This week I am shooting fireworks: Literally and Figuratively.
The PGI Convention is in Gillette, WY this week and I have secured on-site access to do a little practice on the elusive fireworks that frequent so many summer celebrations.
Random Observations and Tips:
- Fireworks competitions are far easier to shoot than civic displays. You can isolate individual blasts as they come one-at-a-time. The 12 inch shell pictured above is an excellent example. The time between allows you to set for the next shot and listening to the announcers can give you valuable clues as to shell size and field of view.

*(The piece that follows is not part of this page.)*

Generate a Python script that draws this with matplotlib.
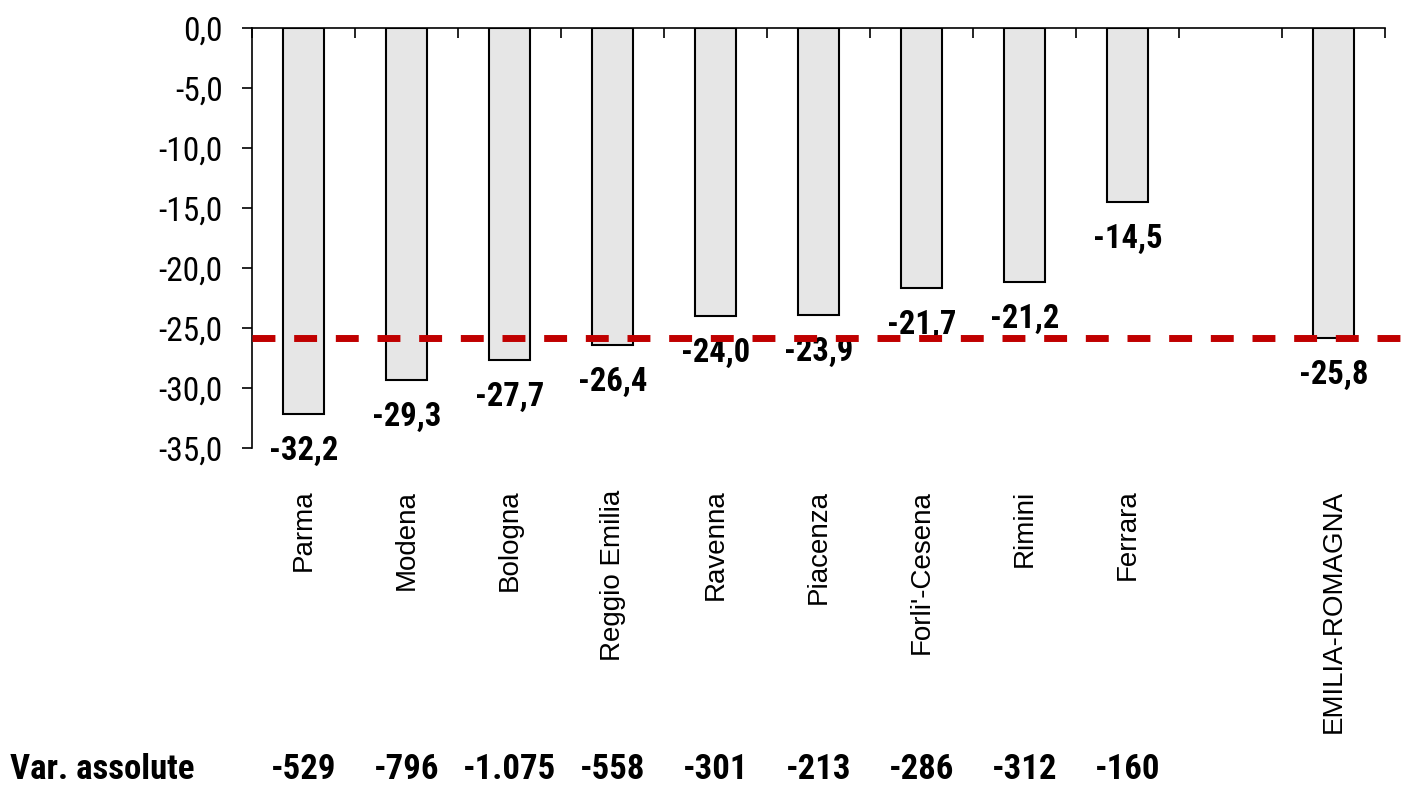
import matplotlib
matplotlib.use("Agg")
import matplotlib.pyplot as plt
import matplotlib.transforms as mtransforms
import numpy as np

# ---- data ----
categories = ["Parma", "Modena", "Bologna", "Reggio Emilia", "Ravenna", "Piacenza",
              "Forli'-Cesena", "Rimini", "Ferrara", "", "EMILIA-ROMAGNA"]
pct_change = [-32.2, -29.3, -27.7, -26.4, -24.0, -23.9, -21.7, -21.2, -14.5, None, -25.8]
abs_change = [-529, -796, -1075, -558, -301, -213, -286, -312, -160, None, None]
regional_avg = -25.8
row_label = "Var. assolute"
yticks = [0, -5, -10, -15, -20, -25, -30, -35]

NARROW = ["Roboto Condensed", "DejaVu Sans"]
REGULAR = ["Liberation Sans", "DejaVu Sans"]

def fmt1(v):
    s = f"{abs(v):.1f}".replace(".", ",")
    return ("-" if v < 0 else "") + s

def fmt_thousands(v):
    s = f"{abs(v):,}".replace(",", ".")
    return ("-" if v < 0 else "") + s

W, H = 1403, 786
fig = plt.figure(figsize=(W / 100, H / 100), dpi=100)
ax = fig.add_axes([252 / W, 1 - 448 / H, (1385 - 252) / W, (448 - 28) / H])

x = np.arange(len(categories))
vals = np.array([np.nan if v is None else v for v in pct_change], dtype=float)
mask = ~np.isnan(vals)
ax.bar(x[mask], vals[mask], width=0.4, color="#E6E6E6", edgecolor="black",
       linewidth=1.5, zorder=2)

ax.set_xlim(-0.5, len(categories) - 0.5)
ax.set_ylim(-35, 0)

# spines
for s in ["bottom", "right"]:
    ax.spines[s].set_visible(False)
for s in ["left", "top"]:
    ax.spines[s].set_linewidth(1.2)
    ax.spines[s].set_zorder(3)

# x ticks at category boundaries on top spine
ax.xaxis.tick_top()
ax.set_xticks(np.arange(-0.5, len(categories), 1.0))
ax.tick_params(axis="x", direction="in", length=7.5, width=1.2, labeltop=False,
               labelbottom=False)

# y ticks
ax.set_yticks(yticks)
ax.set_yticklabels([fmt1(v) if v != 0 else "0,0" for v in yticks])
ax.tick_params(axis="y", direction="out", length=7.2, width=1.2, pad=14)
for lab in ax.get_yticklabels():
    lab.set_family(NARROW)
    lab.set_fontsize(24)

# value labels under bars
for xi, v in zip(x, pct_change):
    if v is None:
        continue
    ax.annotate(fmt1(v), xy=(xi, v), xytext=(0, -26.6), textcoords="offset points",
                ha="center", va="center", fontsize=23.5, fontweight="bold",
                family=NARROW, zorder=3)

# regional average dashed line (extends to figure edge)
ax.plot([-0.5, len(categories) - 0.5 + 0.18], [regional_avg, regional_avg],
        color="#C00000", linewidth=5, dashes=(3.3, 2.7), clip_on=False, zorder=5)

# category labels (rotated, below plot)
trans = mtransforms.blended_transform_factory(ax.transData, ax.transAxes)
for xi, c in zip(x, categories):
    if not c:
        continue
    ax.annotate(c, xy=(xi, 0), xycoords=trans, xytext=(0, -30),
                textcoords="offset points", rotation=90, ha="center", va="top",
                fontsize=20, family=REGULAR)

# bottom row: absolute variations
ftrans = mtransforms.blended_transform_factory(ax.transData, fig.transFigure)
ybase = 1 - 779 / H
fig.text(10 / W, ybase, row_label, ha="left", va="baseline",
         fontsize=25, fontweight="bold", family=NARROW)
for xi, a in zip(x, abs_change):
    if a is None:
        continue
    ax.text(xi, ybase, fmt_thousands(a), transform=ftrans, ha="center",
            va="baseline", fontsize=25, fontweight="bold", family=NARROW,
            clip_on=False)

fig.savefig("out.png", dpi=100)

- Long Exposures work best on isolated charges shot at wide angle while short exposures work better on many bursts in the air at once and on telephoto shots. I have used shutter speeds as short as 1/125th and as long as 20 seconds.
- ISOs tend to be in the middle: 200-400.
- F-stops also work best in the middle: F4- F8. On long time exposures F11-F16 are common
- Wide-angle is king in fireworks photography. Most of the work I am doing is either 15mm Fisheye or 17-40mm Zoom.
- Tripods are a must and remote releases are a convenience that can’t be overlooked.
- Flashlights or head lamps are very helpful in finding your way out after the show is over.
- Memory cards and plenty of them. The shooting is fast and having ready-to-insert cards in your right pocket and full cards in your left pocket is a great way to keep up on the action.
- Two Cameras are better than one. You can have a wide shot on the entire display and a tight shot on individual burst. Remote timers aid this process greatly.
OK- Confession: The fireworks are composited into this
‘Strobist‘ style self-portrait. Do you know how hard
it is to get fireworks in when using a 10 second timer?
I will be posting a gallery of fireworks shots shortly and offering a few tips for post production for firework pics in image editing software as well. That will have to wait until I return from this expedition and process the many images and video captured there.